18 fév 2018 (APS)- Un essai appuyé sur une lecture critique d’une centaine de romans d’auteurs français sur « la Guerre d’Algérie » a été publié récemment par Rachid Mokhtari, sous le titre « La guerre d’Algérie dans le roman français ». L’ouvrage est édité en deux tomes, « Esthétique du bourreau » et « Elégie pour une terre perdue », par Chihab.
Dans le premier tome, « Esthétique du bourreau » (461 pages), l’auteur -pour qui le terme « Guerre d’Algérie » renvoi à toute la période coloniale (1830-1962)- s’intéresse d’abord aux écrits ayant accompagné la colonisation de l’Algérie, particulièrement à l’œuvre d’Eugène Fromentin, artiste peintre et auteur de « Un été dans le Sahara » (1857), et celle de André Gide auteur de « Les nourritures terrestres » (1897). Rachid Mokhtari compare ces deux ouvrages et croit déceler une volonté de « poétiser la conquête », c’est-à-dire la colonisation de l’Algérie.
Il souligne également le contraste entre deux grandes sagas de la littérature française: « Les chevaux du soleil » publiée en six volumes par Jules Roy à partir de 1967 et la trilogie « C’était notre terre » (2008), « Les vieux fous » (2011), et « Un faux pas dans la vie d’Emma Picard » (2015) publiée par Mathieu Belezi, pour confronter des conceptions différentes d’une de ce qu’il appelle la « fresque de l’Algérie pré 1954 ».

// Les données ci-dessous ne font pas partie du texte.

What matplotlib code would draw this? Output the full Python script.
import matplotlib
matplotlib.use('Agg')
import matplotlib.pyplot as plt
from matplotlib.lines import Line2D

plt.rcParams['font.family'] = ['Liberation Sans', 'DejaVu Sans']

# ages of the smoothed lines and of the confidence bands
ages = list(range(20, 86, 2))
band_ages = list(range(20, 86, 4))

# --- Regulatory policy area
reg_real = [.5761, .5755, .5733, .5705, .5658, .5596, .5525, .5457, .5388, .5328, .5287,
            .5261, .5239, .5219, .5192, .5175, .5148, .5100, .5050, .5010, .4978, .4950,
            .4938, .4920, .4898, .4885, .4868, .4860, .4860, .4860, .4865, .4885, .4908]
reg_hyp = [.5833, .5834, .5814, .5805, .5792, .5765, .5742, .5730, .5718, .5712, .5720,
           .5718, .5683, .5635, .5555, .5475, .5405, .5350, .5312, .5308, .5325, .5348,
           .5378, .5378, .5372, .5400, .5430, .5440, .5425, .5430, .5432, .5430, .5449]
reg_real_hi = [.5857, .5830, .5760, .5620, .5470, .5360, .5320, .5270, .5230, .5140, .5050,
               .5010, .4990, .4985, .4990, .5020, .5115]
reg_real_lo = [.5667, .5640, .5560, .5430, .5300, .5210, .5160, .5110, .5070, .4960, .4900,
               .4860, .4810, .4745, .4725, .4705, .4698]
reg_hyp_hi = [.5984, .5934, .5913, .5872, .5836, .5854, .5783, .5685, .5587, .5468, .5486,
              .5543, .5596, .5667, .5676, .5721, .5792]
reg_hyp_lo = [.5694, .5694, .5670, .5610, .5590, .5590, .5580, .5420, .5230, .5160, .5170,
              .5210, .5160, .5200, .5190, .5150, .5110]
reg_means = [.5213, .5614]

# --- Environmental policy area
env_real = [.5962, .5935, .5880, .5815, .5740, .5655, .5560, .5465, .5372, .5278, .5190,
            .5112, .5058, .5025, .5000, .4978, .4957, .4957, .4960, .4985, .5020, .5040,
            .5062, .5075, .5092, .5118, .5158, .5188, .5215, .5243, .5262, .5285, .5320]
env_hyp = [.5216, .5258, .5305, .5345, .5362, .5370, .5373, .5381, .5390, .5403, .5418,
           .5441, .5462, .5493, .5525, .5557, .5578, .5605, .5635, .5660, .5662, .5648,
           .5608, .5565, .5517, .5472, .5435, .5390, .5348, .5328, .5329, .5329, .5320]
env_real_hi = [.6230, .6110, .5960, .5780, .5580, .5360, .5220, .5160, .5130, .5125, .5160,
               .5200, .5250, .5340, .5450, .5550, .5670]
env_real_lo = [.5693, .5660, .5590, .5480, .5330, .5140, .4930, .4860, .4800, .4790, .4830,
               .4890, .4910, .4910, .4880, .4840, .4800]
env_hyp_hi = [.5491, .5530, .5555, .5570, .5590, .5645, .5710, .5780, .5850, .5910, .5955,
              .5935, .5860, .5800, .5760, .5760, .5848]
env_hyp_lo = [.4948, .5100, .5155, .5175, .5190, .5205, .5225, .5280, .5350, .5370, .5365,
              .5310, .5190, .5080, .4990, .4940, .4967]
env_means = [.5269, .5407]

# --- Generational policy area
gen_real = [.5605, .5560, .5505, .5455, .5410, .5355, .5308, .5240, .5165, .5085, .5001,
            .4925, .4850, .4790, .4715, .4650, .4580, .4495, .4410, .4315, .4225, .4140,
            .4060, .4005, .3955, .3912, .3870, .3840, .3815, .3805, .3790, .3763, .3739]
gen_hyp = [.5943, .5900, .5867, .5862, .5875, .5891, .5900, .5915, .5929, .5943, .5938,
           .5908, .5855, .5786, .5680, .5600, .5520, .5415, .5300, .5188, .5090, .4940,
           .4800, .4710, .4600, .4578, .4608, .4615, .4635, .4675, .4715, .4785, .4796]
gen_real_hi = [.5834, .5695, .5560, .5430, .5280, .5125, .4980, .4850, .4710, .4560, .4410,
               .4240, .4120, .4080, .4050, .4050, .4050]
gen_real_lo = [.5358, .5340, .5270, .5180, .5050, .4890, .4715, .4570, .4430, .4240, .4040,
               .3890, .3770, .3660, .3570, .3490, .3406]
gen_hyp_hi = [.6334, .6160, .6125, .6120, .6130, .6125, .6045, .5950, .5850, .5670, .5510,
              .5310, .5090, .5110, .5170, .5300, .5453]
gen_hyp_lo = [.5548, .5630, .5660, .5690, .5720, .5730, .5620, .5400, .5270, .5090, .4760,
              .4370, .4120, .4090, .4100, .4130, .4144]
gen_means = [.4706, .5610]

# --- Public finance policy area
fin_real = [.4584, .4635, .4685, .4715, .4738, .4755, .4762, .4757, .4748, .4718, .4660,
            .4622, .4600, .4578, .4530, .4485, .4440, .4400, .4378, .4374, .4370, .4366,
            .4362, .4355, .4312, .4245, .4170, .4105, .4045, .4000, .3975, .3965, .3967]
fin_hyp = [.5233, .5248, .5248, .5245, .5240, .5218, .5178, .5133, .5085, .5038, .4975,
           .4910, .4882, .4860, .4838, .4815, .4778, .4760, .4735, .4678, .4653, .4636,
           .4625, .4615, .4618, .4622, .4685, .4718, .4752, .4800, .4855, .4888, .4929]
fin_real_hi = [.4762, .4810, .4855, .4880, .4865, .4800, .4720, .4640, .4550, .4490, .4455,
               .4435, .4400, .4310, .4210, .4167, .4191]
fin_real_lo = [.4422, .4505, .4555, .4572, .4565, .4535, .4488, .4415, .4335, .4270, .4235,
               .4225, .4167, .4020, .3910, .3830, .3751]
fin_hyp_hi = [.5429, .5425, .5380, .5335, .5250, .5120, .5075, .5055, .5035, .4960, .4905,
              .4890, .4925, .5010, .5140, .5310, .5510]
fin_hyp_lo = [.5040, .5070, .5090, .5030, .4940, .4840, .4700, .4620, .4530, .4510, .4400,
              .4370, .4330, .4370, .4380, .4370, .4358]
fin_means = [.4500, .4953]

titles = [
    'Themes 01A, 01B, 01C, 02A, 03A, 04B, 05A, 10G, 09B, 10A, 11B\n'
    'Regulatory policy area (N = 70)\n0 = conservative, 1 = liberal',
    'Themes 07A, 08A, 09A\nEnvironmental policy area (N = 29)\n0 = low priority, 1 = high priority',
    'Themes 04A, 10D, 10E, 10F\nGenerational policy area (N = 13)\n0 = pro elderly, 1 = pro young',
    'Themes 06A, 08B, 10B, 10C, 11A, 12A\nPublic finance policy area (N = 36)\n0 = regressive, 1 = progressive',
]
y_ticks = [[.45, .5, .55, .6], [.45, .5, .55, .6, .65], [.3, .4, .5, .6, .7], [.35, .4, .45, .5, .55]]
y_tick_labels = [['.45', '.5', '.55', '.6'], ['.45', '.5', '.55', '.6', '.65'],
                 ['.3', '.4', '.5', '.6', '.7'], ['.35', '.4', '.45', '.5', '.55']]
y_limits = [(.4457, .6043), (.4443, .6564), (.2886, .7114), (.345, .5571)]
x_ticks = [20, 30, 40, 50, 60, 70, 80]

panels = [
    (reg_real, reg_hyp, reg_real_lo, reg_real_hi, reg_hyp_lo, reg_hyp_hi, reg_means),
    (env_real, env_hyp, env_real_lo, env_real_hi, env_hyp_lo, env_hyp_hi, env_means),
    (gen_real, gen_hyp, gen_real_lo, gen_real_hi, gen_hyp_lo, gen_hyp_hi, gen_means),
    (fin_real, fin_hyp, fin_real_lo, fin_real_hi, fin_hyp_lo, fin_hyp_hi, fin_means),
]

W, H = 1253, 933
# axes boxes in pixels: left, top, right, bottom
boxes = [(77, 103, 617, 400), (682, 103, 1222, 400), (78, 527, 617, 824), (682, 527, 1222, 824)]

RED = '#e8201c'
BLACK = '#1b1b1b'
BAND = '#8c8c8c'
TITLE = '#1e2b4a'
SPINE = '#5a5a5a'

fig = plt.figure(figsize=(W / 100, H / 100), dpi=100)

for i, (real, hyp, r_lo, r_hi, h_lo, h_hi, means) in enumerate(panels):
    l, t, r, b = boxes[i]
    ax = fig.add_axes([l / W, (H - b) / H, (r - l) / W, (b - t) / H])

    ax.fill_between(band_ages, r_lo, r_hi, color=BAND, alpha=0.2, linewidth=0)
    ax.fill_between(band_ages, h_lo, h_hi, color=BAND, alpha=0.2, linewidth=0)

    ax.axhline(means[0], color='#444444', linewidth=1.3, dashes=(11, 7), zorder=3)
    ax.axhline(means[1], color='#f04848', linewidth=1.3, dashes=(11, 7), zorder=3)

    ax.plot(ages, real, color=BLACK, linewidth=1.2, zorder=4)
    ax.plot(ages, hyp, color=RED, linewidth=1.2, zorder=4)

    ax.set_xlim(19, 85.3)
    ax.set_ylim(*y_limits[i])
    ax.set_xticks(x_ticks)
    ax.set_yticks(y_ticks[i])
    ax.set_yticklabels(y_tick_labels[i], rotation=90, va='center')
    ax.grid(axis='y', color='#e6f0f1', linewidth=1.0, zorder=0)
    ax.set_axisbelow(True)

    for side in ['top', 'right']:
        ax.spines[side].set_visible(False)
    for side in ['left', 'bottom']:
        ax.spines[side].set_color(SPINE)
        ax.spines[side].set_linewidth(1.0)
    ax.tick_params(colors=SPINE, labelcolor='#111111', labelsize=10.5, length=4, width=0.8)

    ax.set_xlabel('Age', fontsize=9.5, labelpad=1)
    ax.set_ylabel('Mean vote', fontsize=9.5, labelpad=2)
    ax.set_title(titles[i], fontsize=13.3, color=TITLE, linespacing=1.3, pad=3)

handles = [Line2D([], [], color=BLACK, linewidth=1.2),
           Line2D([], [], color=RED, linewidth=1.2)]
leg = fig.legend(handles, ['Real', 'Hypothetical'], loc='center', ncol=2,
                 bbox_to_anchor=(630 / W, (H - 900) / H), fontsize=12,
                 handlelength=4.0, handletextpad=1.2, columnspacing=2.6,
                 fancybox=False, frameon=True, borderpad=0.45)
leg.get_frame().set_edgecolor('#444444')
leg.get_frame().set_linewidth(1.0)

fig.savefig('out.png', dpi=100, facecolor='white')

Un autre chapitre est également dédié à « la victime en uniforme », l’image littéraire du militaire français (engagé volontaire, parachutiste, appelé du contingent…) qui « se donne à lire dans sa misère de victime de guerre ».
Dans le même ordre d’idées, l’universitaire s’intéresse à l’image littéraire du parachutiste français, antithèse du soldat du contingent. Une image passant du « spécialiste de la gégène » au « symbole de l’honneur de la nation » donnant naissance au « mythe du para », « une nébuleuse qui entrave le témoignage des victimes au profit des propos fantasques du bourreau ».
Le second tome de cette essai, « Elégie pour une terre perdue » (288 pages), se penche sur les écrits de « pieds-noirs » qui ont entamé des retours, réels ou imaginaires au « paradis perdu ». Dans ces écrits, « la guerre s’efface pour ne devenir qu’un écho », analyse l’auteur.
Rachid Mokhtari évoque la « nostalgérie du pied-noir » et le traumatisme de « l’exode de 1962 » à travers « Au pays de mes racines » (1980) de Marie Cardinal, un roman qu’il qualifie d’ « autoanalyse thérapeutique » où la romancière revient « à la rencontre d’une nouvelle Algérie ».
Ce concept se décline de manière plus « nostalgique et inconsolable », comme dans le « roman-complainte », Maman la blanche (1982) de Alain Vircondelet, écrit l’auteur.
Dans cette production d’écrivains pieds-noirs, l’universitaire signale les rares écrits évoquant la guerre et les horreurs dont les auteurs étaient témoins directs et parfois impliqués eux-mêmes, à l’image de Jean-Noël Pancrazi et de Marie-Christine Saragosse.
Rachid Mokhtari a également sélectionné deux autres groupes de romans, les carnets de retour en Algérie et les récits de « retour généalogique » sur les parcours intimes de familles pieds-noirs.
Universitaire, romancier et journaliste, Rachid Mokhtari a publié plusieurs ouvrages consacrés à la littérature algérienne dont « Tahar Djaout, un écrivain pérenne », « Le nouveau souffle du roman algérien » ou encore « La graphie de l’horreur ».